Material to process =
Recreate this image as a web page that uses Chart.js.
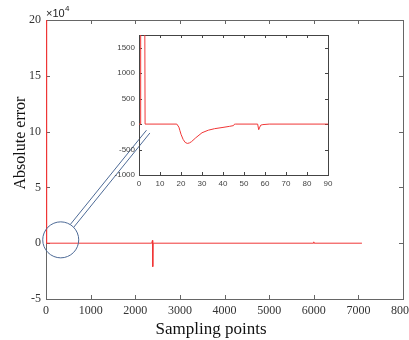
<!DOCTYPE html>
<html>
<head>
<meta charset="utf-8">
<script src="https://cdn.jsdelivr.net/npm/chart.js@4.4.0/dist/chart.umd.min.js"></script>
<style>
  html, body { margin: 0; padding: 0; background: #fff; }
  #wrap  { position: relative; width: 409px; height: 340px; }
  #main  { position: absolute; left: 0; top: 0; }
  #inset { position: absolute; left: 100px; top: 28px; }
</style>
</head>
<body>
<div id="wrap">
  <canvas id="main" width="409" height="340"></canvas>
  <canvas id="inset" width="235" height="175"></canvas>
</div>
<script>
// main plot, y in units of 1e4
const mainX  = [0, 8, 20, 2370, 2385, 2392, 2400, 5990, 6000, 6010, 7080];
const mainY  = [0, 25, 0, 0, 0.25, -2.1, 0, 0, 0.12, 0, 0];
const mainXTicks = [0, 1000, 2000, 3000, 4000, 5000, 6000, 7000, 8000];
const mainYTicks = [-5, 0, 5, 10, 15, 20];

// zoomed view of the first 90 samples (raw units)
const insetX = [0, 0.6, 0.8, 2.7, 2.9, 18, 19, 19.5, 20, 21, 22, 23, 24, 25, 27, 30, 33, 36, 40, 43, 45, 45.5, 46, 56.5, 57, 57.5, 58, 59, 62, 90];
const insetY = [0, 0, 3000, 3000, 0, 0, -60, -130, -200, -300, -360, -380, -370, -345, -270, -170, -120, -90, -65, -45, -30, 0, 0, 0, -110, -60, -20, -10, 0, 0];
const insetXTicks = [0, 10, 20, 30, 40, 50, 60, 70, 80, 90];
const insetYTicks = [-1000, -500, 0, 500, 1000, 1500];

const zoomCentre = { x: 330, y: 0.3 };   // where the circle sits (main data coords)
const zoomTarget = { x: 2290, y: 10.0 }; // where the connector meets the inset

const RED = '#f03636';

// inward MATLAB style ticks + box frame
const frameTicks = {
  id: 'frameTicks',
  beforeDatasetsDraw(chart, args, opts) {
    const { ctx, chartArea: a, scales: { x, y } } = chart;
    ctx.save();
    ctx.strokeStyle = opts.color;
    ctx.lineWidth = 1;
    ctx.beginPath();
    x.ticks.forEach(t => {
      const px = Math.round(x.getPixelForValue(t.value)) + 0.5;
      ctx.moveTo(px, a.bottom); ctx.lineTo(px, a.bottom - opts.len);
      ctx.moveTo(px, a.top);    ctx.lineTo(px, a.top + opts.len);
    });
    y.ticks.forEach(t => {
      const py = Math.round(y.getPixelForValue(t.value)) + 0.5;
      ctx.moveTo(a.left, py);  ctx.lineTo(a.left + opts.len, py);
      ctx.moveTo(a.right, py); ctx.lineTo(a.right - opts.len, py);
    });
    ctx.stroke();
    ctx.strokeRect(Math.round(a.left) + 0.5, Math.round(a.top) + 0.5,
                   Math.round(a.right - a.left), Math.round(a.bottom - a.top));
    ctx.restore();
  }
};

// axis titles, exponent label, zoom circle and connector
const decorations = {
  id: 'decorations',
  afterDraw(chart) {
    const { ctx, scales: { x, y } } = chart;
    ctx.save();
    ctx.fillStyle = '#111';
    ctx.textAlign = 'center';
    ctx.textBaseline = 'middle';
    ctx.font = '17px "Liberation Serif", "Times New Roman", serif';
    ctx.fillText('Sampling points', 211, 330);
    ctx.save();
    ctx.translate(21, 143);
    ctx.rotate(-Math.PI / 2);
    ctx.font = '16px "Liberation Serif", "Times New Roman", serif';
    ctx.fillText('Absolute error', 0, 0);
    ctx.restore();

    ctx.fillStyle = '#222';
    ctx.textAlign = 'left';
    ctx.textBaseline = 'alphabetic';
    ctx.font = '11px "Liberation Sans", Arial, sans-serif';
    ctx.fillText('\u00d710', 46, 17);
    ctx.font = '8px "Liberation Sans", Arial, sans-serif';
    ctx.fillText('4', 65, 11);

    // circle + tube towards the inset
    const cx = x.getPixelForValue(zoomCentre.x), cy = y.getPixelForValue(zoomCentre.y);
    const ex = x.getPixelForValue(zoomTarget.x), ey = y.getPixelForValue(zoomTarget.y);
    const r = 18, d = 2.2;
    const len = Math.hypot(ex - cx, ey - cy);
    const ux = (ex - cx) / len, uy = (ey - cy) / len;
    const nx = -uy, ny = ux;
    const along = Math.sqrt(r * r - d * d);
    ctx.strokeStyle = '#4d6a96';
    ctx.lineWidth = 1;
    ctx.beginPath();
    ctx.arc(cx, cy, r, 0, Math.PI * 2);
    [-1, 1].forEach(s => {
      ctx.moveTo(cx + ux * along + nx * d * s, cy + uy * along + ny * d * s);
      ctx.lineTo(ex + nx * d * s, ey + ny * d * s);
    });
    ctx.stroke();
    ctx.restore();
  }
};

function fixedScale(width, height) {
  return s => {
    if (width != null)  s.width = width;
    if (height != null) s.height = height;
    s.paddingLeft = 0; s.paddingRight = 0; s.paddingTop = 0; s.paddingBottom = 0;
  };
}

const plain = v => String(v);

new Chart(document.getElementById('main'), {
  type: 'line',
  data: {
    datasets: [{
      data: mainX.map((v, i) => ({ x: v, y: mainY[i] })),
      borderColor: RED,
      borderWidth: 1,
      pointRadius: 0,
      tension: 0,
    }],
  },
  options: {
    responsive: false,
    animation: false,
    events: [],
    layout: { padding: { left: 0, top: 20, right: 6, bottom: 0 } },
    plugins: { legend: { display: false }, tooltip: { enabled: false }, frameTicks: { color: '#666', len: 4 } },
    scales: {
      x: {
        type: 'linear', min: 0, max: 8000,
        afterBuildTicks: s => { s.ticks = mainXTicks.map(v => ({ value: v })); },
        afterFit: fixedScale(null, 41),
        grid: { display: false, drawTicks: false }, border: { display: false },
        ticks: { callback: plain, color: '#333', padding: 5, maxRotation: 0, font: { family: '"Liberation Serif", serif', size: 12 } },
      },
      y: {
        type: 'linear', min: -5, max: 20,
        afterBuildTicks: s => { s.ticks = mainYTicks.map(v => ({ value: v })); },
        afterFit: fixedScale(46, null),
        grid: { display: false, drawTicks: false }, border: { display: false },
        ticks: { callback: plain, color: '#333', padding: 5, font: { family: '"Liberation Serif", serif', size: 12 } },
      },
    },
  },
  plugins: [frameTicks, decorations],
});

new Chart(document.getElementById('inset'), {
  type: 'line',
  data: {
    datasets: [{
      data: insetX.map((v, i) => ({ x: v, y: insetY[i] })),
      borderColor: RED,
      borderWidth: 1,
      pointRadius: 0,
      tension: 0,
    }],
  },
  options: {
    responsive: false,
    animation: false,
    events: [],
    layout: { padding: { left: 0, top: 7, right: 7, bottom: 0 } },
    plugins: { legend: { display: false }, tooltip: { enabled: false }, frameTicks: { color: '#444', len: 3 } },
    scales: {
      x: {
        type: 'linear', min: 0, max: 90,
        afterBuildTicks: s => { s.ticks = insetXTicks.map(v => ({ value: v })); },
        afterFit: fixedScale(null, 28),
        grid: { display: false, drawTicks: false }, border: { display: false },
        ticks: { callback: plain, color: '#444', padding: 4, maxRotation: 0, font: { family: '"Liberation Sans", sans-serif', size: 8 } },
      },
      y: {
        type: 'linear', min: -1000, max: 1750,
        afterBuildTicks: s => { s.ticks = insetYTicks.map(v => ({ value: v })); },
        afterFit: fixedScale(39, null),
        grid: { display: false, drawTicks: false }, border: { display: false },
        ticks: { callback: plain, color: '#444', padding: 4, font: { family: '"Liberation Sans", sans-serif', size: 8 } },
      },
    },
  },
  plugins: [frameTicks],
});
</script>
</body>
</html>
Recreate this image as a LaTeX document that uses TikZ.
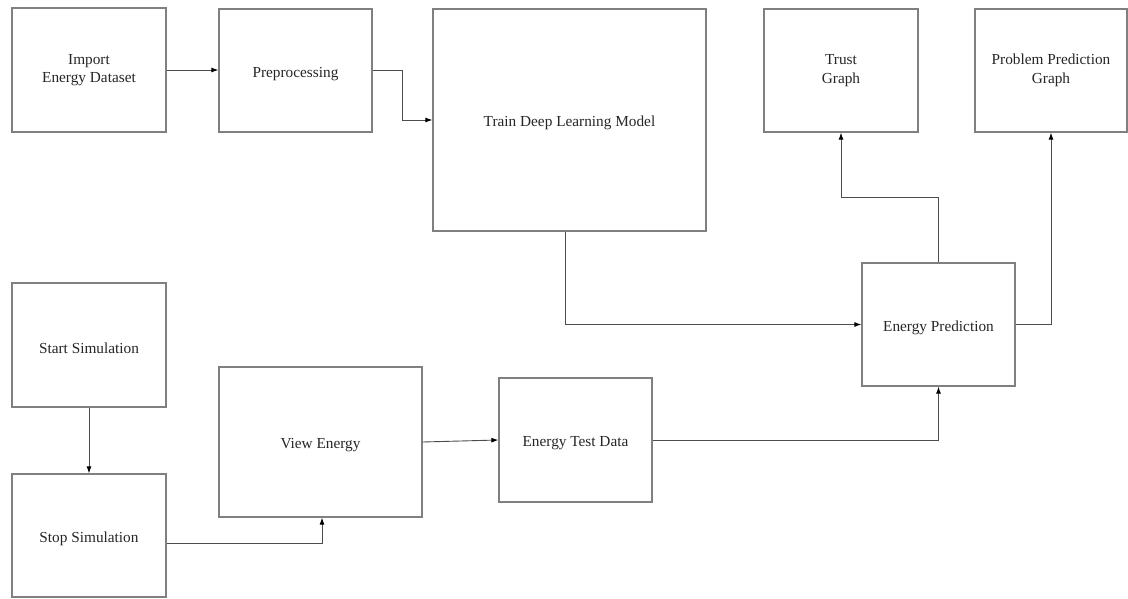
\documentclass[tikz,border=0pt]{standalone}
\usepackage{fontspec}
\setmainfont{Liberation Serif}
\usetikzlibrary{arrows.meta}
\begin{document}
\begin{tikzpicture}[x=1pt,y=-1pt,
  box/.style={draw=black!50, line width=1.3pt, fill=white, inner sep=2pt, align=center,
    text=black!85, font=\fontsize{15.3}{18.5}\selectfont,
    execute at begin node={\rule{0pt}{17pt}}},
  twoline/.style={execute at begin node={\rule{0pt}{23pt}}},
  arr/.style={draw=black!70, line width=0.9pt, -{Latex[length=7pt,width=5pt,fill=black,color=black]}}]
\useasboundingbox[fill=white] (0,0) rectangle (1128,599);
\node[box, twoline, minimum width=154pt, minimum height=124pt] (imp) at (89,70) {Import\\Energy Dataset};
\node[box, minimum width=153pt, minimum height=123pt] (pre) at (295.5,70.5) {Preprocessing};
\node[box, minimum width=273pt, minimum height=222pt] (train) at (569.5,120) {Train Deep Learning Model};
\node[box, twoline, minimum width=154pt, minimum height=123pt] (trust) at (841,70.5) {Trust\\Graph};
\node[box, twoline, minimum width=152pt, minimum height=123pt] (ppg) at (1051,70.5) {Problem Prediction\\Graph};
\node[box, minimum width=153pt, minimum height=123pt] (ep) at (938.5,324.5) {Energy Prediction};
\node[box, minimum width=154pt, minimum height=124pt] (start) at (89,345) {Start Simulation};
\node[box, minimum width=154pt, minimum height=123pt] (stop) at (89,535.5) {Stop Simulation};
\node[box, minimum width=203pt, minimum height=150pt] (view) at (320.5,442) {View Energy};
\node[box, minimum width=153pt, minimum height=124pt] (etd) at (575.5,440) {Energy Test Data};

\draw[arr] (imp.east) -- (imp.east -| pre.west);
\draw[arr] (pre.east) -- ++(30,0) |- (train.west);
\draw[arr] ([xshift=-4.5pt]train.south) |- (ep.west);
\draw[arr] (ep.north) -- ++(0,-65) -| (trust.south);
\draw[arr] (ep.east) -| (ppg.south);
\draw[arr] (start.south) -- (stop.north);
\draw[arr] ([yshift=-7.5pt]stop.east) -| ([xshift=1.5pt]view.south);
\draw[arr] (view.east) -- (etd.west);
\draw[arr] (etd.east) -| (ep.south);
\end{tikzpicture}
\end{document}
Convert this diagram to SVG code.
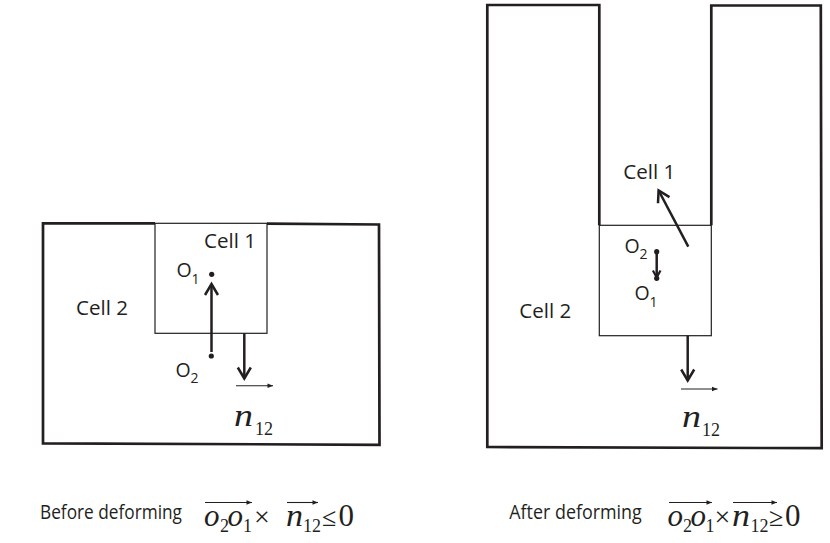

What this task involves = Leave out each picture and extract the lines from the one containing "Recreate this image as a LaTeX" through the end of the records above, inclusive, exactly as they stand.

Exercise solution =
Recreate this image as a LaTeX document that uses TikZ.
\documentclass[tikz,border=0pt]{standalone}
\usepackage{fontspec}
\setmainfont{Liberation Serif}
\usetikzlibrary{arrows.meta}
\begin{document}
\begin{tikzpicture}[x=1pt,y=-1pt,
  box/.style={draw=black!50, line width=1.3pt, fill=white, inner sep=2pt, align=center,
    text=black!85, font=\fontsize{15.3}{18.5}\selectfont,
    execute at begin node={\rule{0pt}{17pt}}},
  twoline/.style={execute at begin node={\rule{0pt}{23pt}}},
  arr/.style={draw=black!70, line width=0.9pt, -{Latex[length=7pt,width=5pt,fill=black,color=black]}}]
\useasboundingbox[fill=white] (0,0) rectangle (1128,599);
\node[box, twoline, minimum width=154pt, minimum height=124pt] (imp) at (89,70) {Import\\Energy Dataset};
\node[box, minimum width=153pt, minimum height=123pt] (pre) at (295.5,70.5) {Preprocessing};
\node[box, minimum width=273pt, minimum height=222pt] (train) at (569.5,120) {Train Deep Learning Model};
\node[box, twoline, minimum width=154pt, minimum height=123pt] (trust) at (841,70.5) {Trust\\Graph};
\node[box, twoline, minimum width=152pt, minimum height=123pt] (ppg) at (1051,70.5) {Problem Prediction\\Graph};
\node[box, minimum width=153pt, minimum height=123pt] (ep) at (938.5,324.5) {Energy Prediction};
\node[box, minimum width=154pt, minimum height=124pt] (start) at (89,345) {Start Simulation};
\node[box, minimum width=154pt, minimum height=123pt] (stop) at (89,535.5) {Stop Simulation};
\node[box, minimum width=203pt, minimum height=150pt] (view) at (320.5,442) {View Energy};
\node[box, minimum width=153pt, minimum height=124pt] (etd) at (575.5,440) {Energy Test Data};

\draw[arr] (imp.east) -- (imp.east -| pre.west);
\draw[arr] (pre.east) -- ++(30,0) |- (train.west);
\draw[arr] ([xshift=-4.5pt]train.south) |- (ep.west);
\draw[arr] (ep.north) -- ++(0,-65) -| (trust.south);
\draw[arr] (ep.east) -| (ppg.south);
\draw[arr] (start.south) -- (stop.north);
\draw[arr] ([yshift=-7.5pt]stop.east) -| ([xshift=1.5pt]view.south);
\draw[arr] (view.east) -- (etd.west);
\draw[arr] (etd.east) -| (ep.south);
\end{tikzpicture}
\end{document}
Convert this diagram to SVG code.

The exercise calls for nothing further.